Requirements
What is to be printed is the span of lines starting at the one containing "Convert this chart to Plotly code." and ending at the one containing "import plotly.graph_objects as go", reproduced exactly with pictures left out.
-- start of Records --
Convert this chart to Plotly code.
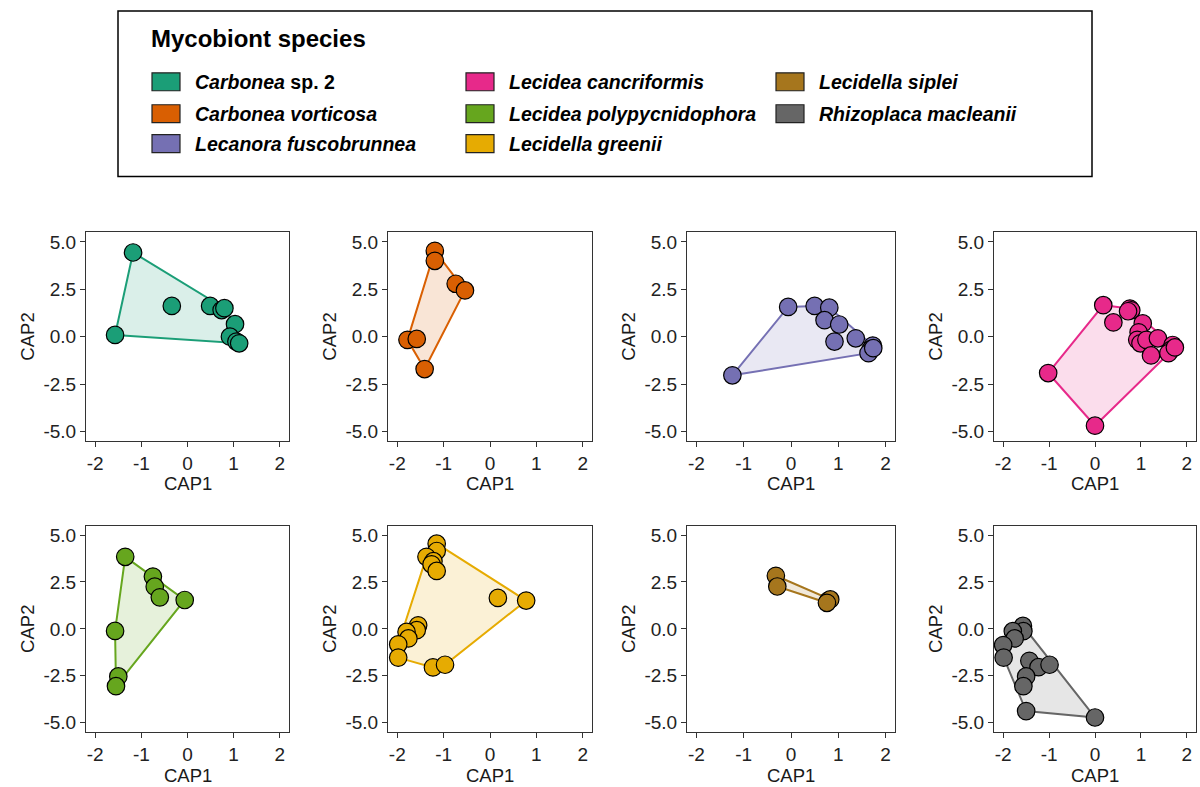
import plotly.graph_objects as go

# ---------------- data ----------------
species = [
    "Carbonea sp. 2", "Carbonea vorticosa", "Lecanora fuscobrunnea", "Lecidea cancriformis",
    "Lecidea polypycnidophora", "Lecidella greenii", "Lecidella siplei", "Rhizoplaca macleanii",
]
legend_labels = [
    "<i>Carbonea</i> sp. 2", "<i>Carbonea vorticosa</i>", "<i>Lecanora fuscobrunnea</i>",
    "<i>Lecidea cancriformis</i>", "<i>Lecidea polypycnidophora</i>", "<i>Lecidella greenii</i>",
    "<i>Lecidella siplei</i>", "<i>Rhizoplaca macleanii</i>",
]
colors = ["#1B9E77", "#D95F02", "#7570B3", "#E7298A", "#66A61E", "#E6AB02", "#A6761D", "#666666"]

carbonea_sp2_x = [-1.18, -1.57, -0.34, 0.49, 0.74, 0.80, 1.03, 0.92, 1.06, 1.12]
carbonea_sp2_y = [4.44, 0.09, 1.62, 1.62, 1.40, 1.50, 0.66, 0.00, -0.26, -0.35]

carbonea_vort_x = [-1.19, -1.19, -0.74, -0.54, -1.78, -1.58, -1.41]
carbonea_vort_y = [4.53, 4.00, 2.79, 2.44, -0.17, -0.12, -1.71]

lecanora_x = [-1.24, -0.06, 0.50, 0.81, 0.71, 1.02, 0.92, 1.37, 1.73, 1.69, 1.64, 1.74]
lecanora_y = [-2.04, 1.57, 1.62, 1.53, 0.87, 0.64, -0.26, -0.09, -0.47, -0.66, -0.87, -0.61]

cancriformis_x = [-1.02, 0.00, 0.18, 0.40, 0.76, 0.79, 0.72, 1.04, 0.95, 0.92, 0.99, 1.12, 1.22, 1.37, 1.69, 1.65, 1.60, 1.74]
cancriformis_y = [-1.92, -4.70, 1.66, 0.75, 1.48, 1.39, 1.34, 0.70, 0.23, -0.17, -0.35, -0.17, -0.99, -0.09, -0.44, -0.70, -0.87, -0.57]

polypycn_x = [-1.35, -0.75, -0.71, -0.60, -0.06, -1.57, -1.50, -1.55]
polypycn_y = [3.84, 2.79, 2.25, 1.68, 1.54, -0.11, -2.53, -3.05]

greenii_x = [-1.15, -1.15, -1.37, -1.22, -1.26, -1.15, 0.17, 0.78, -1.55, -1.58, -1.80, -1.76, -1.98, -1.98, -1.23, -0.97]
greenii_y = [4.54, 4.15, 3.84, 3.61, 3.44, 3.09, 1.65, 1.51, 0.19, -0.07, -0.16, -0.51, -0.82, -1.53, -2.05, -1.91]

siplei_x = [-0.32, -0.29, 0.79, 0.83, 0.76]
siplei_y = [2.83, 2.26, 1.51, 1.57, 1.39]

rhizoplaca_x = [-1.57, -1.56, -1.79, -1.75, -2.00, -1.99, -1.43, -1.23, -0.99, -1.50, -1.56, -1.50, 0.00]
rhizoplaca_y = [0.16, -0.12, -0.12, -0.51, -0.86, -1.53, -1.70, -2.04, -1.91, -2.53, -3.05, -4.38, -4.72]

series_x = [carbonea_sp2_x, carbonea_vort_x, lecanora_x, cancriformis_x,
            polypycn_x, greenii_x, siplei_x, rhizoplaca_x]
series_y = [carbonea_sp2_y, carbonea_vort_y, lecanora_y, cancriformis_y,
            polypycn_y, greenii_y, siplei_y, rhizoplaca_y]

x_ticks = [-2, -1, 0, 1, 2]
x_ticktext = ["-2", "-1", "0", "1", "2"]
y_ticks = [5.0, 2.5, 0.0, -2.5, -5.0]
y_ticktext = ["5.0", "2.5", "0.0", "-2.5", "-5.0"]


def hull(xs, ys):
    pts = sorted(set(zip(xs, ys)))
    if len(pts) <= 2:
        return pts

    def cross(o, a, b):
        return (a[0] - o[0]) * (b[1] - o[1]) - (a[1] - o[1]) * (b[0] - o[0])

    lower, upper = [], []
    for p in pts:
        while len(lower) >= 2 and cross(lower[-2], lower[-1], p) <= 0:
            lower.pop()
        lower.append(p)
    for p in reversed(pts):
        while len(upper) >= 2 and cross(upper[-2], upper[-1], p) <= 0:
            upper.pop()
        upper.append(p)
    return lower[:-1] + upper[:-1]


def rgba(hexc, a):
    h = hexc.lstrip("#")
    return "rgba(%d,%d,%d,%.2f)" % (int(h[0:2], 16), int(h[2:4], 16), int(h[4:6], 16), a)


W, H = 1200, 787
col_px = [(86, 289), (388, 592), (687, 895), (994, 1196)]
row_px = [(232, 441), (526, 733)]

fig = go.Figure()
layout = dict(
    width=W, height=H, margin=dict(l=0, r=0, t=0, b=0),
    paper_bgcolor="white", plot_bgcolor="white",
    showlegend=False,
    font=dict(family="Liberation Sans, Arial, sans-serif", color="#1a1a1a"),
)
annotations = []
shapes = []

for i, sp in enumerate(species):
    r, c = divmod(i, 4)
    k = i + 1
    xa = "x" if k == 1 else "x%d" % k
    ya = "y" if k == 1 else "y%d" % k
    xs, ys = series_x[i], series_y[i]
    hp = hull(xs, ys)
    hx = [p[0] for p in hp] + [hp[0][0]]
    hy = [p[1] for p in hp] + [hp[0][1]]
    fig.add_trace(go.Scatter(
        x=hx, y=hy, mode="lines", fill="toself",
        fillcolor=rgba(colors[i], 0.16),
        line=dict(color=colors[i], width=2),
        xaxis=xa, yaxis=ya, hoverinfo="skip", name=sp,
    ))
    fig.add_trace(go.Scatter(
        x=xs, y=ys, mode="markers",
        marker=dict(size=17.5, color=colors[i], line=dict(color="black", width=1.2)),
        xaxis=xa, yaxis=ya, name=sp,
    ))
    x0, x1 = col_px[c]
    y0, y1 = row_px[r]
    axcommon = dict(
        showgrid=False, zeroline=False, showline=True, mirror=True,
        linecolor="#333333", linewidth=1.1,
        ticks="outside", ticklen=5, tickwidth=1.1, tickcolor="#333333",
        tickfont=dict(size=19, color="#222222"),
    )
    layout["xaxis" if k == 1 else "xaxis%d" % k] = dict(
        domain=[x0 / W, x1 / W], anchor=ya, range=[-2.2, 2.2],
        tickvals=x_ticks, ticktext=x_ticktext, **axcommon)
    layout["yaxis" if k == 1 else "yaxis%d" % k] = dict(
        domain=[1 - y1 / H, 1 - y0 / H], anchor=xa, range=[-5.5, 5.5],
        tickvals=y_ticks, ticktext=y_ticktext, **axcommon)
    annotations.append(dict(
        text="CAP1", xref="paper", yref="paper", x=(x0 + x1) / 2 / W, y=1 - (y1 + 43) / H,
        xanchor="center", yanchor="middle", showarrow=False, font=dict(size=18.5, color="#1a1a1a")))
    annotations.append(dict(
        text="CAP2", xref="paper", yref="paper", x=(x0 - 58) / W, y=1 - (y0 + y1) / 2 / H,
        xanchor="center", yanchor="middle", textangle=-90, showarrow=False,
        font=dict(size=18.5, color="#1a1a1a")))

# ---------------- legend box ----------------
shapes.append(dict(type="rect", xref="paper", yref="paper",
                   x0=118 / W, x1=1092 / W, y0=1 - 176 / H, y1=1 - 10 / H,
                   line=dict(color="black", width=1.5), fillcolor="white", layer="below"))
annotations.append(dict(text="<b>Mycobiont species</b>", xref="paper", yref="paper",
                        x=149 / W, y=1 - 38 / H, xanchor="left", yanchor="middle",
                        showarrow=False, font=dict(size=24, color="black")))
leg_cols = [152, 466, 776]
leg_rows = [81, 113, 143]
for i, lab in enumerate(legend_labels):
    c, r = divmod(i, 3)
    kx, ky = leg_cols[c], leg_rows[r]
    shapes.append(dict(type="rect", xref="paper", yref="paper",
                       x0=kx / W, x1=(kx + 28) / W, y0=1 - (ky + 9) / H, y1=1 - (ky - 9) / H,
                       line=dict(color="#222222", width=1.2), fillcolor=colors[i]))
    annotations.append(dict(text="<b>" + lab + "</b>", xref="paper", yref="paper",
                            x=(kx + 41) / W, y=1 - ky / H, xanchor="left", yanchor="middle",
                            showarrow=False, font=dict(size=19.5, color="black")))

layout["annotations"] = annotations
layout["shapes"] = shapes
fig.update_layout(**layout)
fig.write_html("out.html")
-- end of Records --
-- start of Records --
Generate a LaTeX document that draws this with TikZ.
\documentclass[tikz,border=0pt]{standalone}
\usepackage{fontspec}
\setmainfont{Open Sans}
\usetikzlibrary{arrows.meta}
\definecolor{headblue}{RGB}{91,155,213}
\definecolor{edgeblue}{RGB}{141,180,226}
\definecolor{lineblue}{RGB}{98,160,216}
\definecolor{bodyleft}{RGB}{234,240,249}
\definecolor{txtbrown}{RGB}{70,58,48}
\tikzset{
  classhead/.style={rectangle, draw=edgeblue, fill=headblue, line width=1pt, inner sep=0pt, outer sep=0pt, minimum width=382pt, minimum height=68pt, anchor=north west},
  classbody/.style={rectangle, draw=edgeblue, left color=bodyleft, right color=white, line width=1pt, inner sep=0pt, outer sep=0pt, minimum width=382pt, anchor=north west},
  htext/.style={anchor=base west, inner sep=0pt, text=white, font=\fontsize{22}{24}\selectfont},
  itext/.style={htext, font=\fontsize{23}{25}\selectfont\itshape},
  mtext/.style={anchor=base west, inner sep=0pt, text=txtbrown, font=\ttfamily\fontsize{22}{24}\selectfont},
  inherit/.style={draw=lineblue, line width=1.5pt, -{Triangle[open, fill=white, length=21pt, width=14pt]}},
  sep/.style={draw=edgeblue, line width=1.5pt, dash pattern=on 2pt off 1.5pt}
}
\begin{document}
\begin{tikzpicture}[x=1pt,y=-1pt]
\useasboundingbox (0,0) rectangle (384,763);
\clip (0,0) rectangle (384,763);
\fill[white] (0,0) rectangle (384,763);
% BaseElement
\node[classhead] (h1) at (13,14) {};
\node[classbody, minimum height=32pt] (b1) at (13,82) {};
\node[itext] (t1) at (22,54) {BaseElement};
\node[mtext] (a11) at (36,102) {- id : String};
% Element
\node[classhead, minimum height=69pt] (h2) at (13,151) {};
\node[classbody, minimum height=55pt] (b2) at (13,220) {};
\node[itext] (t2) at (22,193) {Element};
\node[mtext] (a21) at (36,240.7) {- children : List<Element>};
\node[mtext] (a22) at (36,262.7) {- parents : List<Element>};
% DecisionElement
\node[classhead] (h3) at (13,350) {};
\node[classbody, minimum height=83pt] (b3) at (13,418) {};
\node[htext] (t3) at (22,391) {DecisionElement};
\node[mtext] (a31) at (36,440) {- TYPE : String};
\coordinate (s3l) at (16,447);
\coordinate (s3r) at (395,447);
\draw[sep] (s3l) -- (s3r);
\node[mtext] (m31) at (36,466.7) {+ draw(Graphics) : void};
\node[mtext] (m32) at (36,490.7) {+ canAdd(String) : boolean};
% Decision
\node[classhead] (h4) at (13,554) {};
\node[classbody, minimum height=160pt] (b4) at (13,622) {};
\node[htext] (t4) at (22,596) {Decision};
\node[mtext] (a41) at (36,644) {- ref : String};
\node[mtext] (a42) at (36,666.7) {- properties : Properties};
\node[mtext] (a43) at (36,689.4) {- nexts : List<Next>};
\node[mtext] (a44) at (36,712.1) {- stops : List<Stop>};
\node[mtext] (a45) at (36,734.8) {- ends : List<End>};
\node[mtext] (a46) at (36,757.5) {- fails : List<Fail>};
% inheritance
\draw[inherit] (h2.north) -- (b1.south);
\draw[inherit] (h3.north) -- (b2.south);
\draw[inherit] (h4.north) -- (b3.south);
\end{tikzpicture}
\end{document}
-- end of Records --
Output for this exercise
Convert this chart to Plotly code.
import plotly.graph_objects as go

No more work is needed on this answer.